Written task: Pictures aside, repeat every entry exactly.

Source code of charts:
· · · ·
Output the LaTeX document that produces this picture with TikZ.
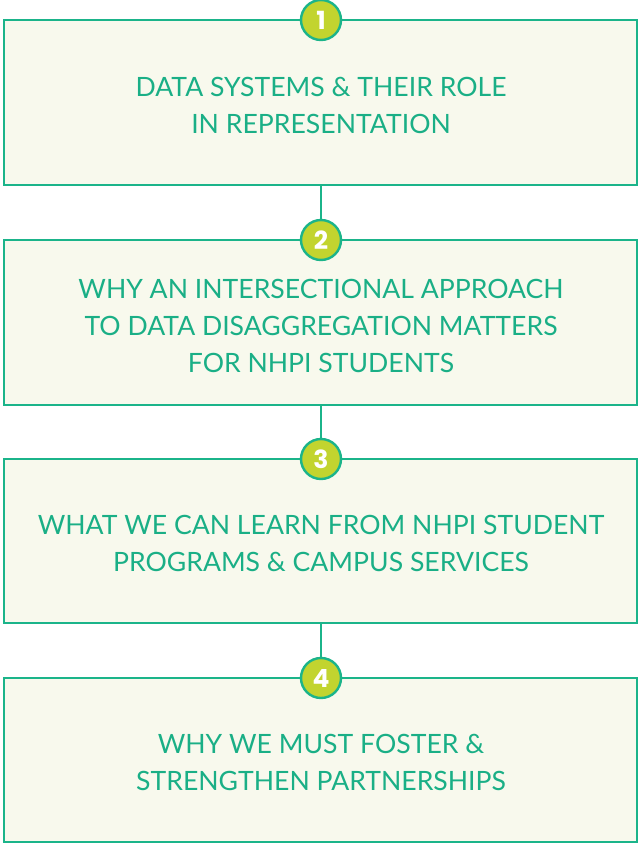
\documentclass[tikz,border=0pt]{standalone}
\usepackage{fontspec}
\setmainfont{Lato}
\newfontfamily\numfont{Poppins}
\definecolor{teal}{HTML}{1BB48A}
\definecolor{tealtext}{HTML}{1AAF86}
\definecolor{lime}{HTML}{C2D42F}
\definecolor{cream}{HTML}{F8F9ED}
\begin{document}
\begin{tikzpicture}[x=1pt,y=-1pt,
  panel/.style={draw=teal,line width=2.4pt,fill=cream},
  badge/.style={circle,draw=teal,line width=2.4pt,fill=lime,minimum size=40pt,inner sep=0pt,text=white,font=\numfont\bfseries\fontsize{25}{25}\selectfont},
  label/.style={text=tealtext,align=center,font=\fontsize{26.6}{37}\selectfont},
  link/.style={draw=teal,line width=2pt}]
\useasboundingbox (0,0) rectangle (639,844);
\node[panel,minimum width=633pt,minimum height=165pt,inner sep=0pt] (b1) at (320.5,102.5) {};
\node[panel,minimum width=633pt,minimum height=165pt,inner sep=0pt] (b2) at (320.5,322.5) {};
\node[panel,minimum width=633pt,minimum height=164pt,inner sep=0pt] (b3) at (320.5,541) {};
\node[panel,minimum width=633pt,minimum height=164pt,inner sep=0pt] (b4) at (320.5,760) {};
\draw[link] (b1.south -| 321,0) -- (321,221) coordinate (c2top);
\draw[link] (b2.south -| 321,0) -- (321,440) coordinate (c3top);
\draw[link] (b3.south -| 321,0) -- (321,659) coordinate (c4top);
\node[badge] (n1) at (321,20) {1};
\node[badge] (n2) at (321,240) {2};
\node[badge] (n3) at (321,459) {3};
\node[badge] (n4) at (321,678) {4};
\node[label] (t1) at (321,105) {DATA SYSTEMS \& THEIR ROLE\\IN REPRESENTATION};
\node[label] (t2) at (321,326) {WHY AN INTERSECTIONAL APPROACH\\TO DATA DISAGGREGATION MATTERS\\FOR NHPI STUDENTS};
\node[label] (t3) at (321,543) {WHAT WE CAN LEARN FROM NHPI STUDENT\\PROGRAMS \& CAMPUS SERVICES};
\node[label] (t4) at (321,762) {WHY WE MUST FOSTER \&\\STRENGTHEN PARTNERSHIPS};
\end{tikzpicture}
\end{document}
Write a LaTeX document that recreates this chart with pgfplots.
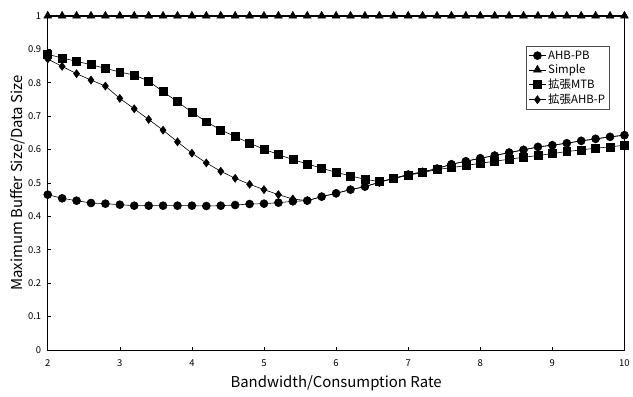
· · · ·
Final answer:
Output the LaTeX document that produces this picture with TikZ.
\documentclass[tikz,border=0pt]{standalone}
\usepackage{fontspec}
\setmainfont{Lato}
\newfontfamily\numfont{Poppins}
\definecolor{teal}{HTML}{1BB48A}
\definecolor{tealtext}{HTML}{1AAF86}
\definecolor{lime}{HTML}{C2D42F}
\definecolor{cream}{HTML}{F8F9ED}
\begin{document}
\begin{tikzpicture}[x=1pt,y=-1pt,
  panel/.style={draw=teal,line width=2.4pt,fill=cream},
  badge/.style={circle,draw=teal,line width=2.4pt,fill=lime,minimum size=40pt,inner sep=0pt,text=white,font=\numfont\bfseries\fontsize{25}{25}\selectfont},
  label/.style={text=tealtext,align=center,font=\fontsize{26.6}{37}\selectfont},
  link/.style={draw=teal,line width=2pt}]
\useasboundingbox (0,0) rectangle (639,844);
\node[panel,minimum width=633pt,minimum height=165pt,inner sep=0pt] (b1) at (320.5,102.5) {};
\node[panel,minimum width=633pt,minimum height=165pt,inner sep=0pt] (b2) at (320.5,322.5) {};
\node[panel,minimum width=633pt,minimum height=164pt,inner sep=0pt] (b3) at (320.5,541) {};
\node[panel,minimum width=633pt,minimum height=164pt,inner sep=0pt] (b4) at (320.5,760) {};
\draw[link] (b1.south -| 321,0) -- (321,221) coordinate (c2top);
\draw[link] (b2.south -| 321,0) -- (321,440) coordinate (c3top);
\draw[link] (b3.south -| 321,0) -- (321,659) coordinate (c4top);
\node[badge] (n1) at (321,20) {1};
\node[badge] (n2) at (321,240) {2};
\node[badge] (n3) at (321,459) {3};
\node[badge] (n4) at (321,678) {4};
\node[label] (t1) at (321,105) {DATA SYSTEMS \& THEIR ROLE\\IN REPRESENTATION};
\node[label] (t2) at (321,326) {WHY AN INTERSECTIONAL APPROACH\\TO DATA DISAGGREGATION MATTERS\\FOR NHPI STUDENTS};
\node[label] (t3) at (321,543) {WHAT WE CAN LEARN FROM NHPI STUDENT\\PROGRAMS \& CAMPUS SERVICES};
\node[label] (t4) at (321,762) {WHY WE MUST FOSTER \&\\STRENGTHEN PARTNERSHIPS};
\end{tikzpicture}
\end{document}
Write a LaTeX document that recreates this chart with pgfplots.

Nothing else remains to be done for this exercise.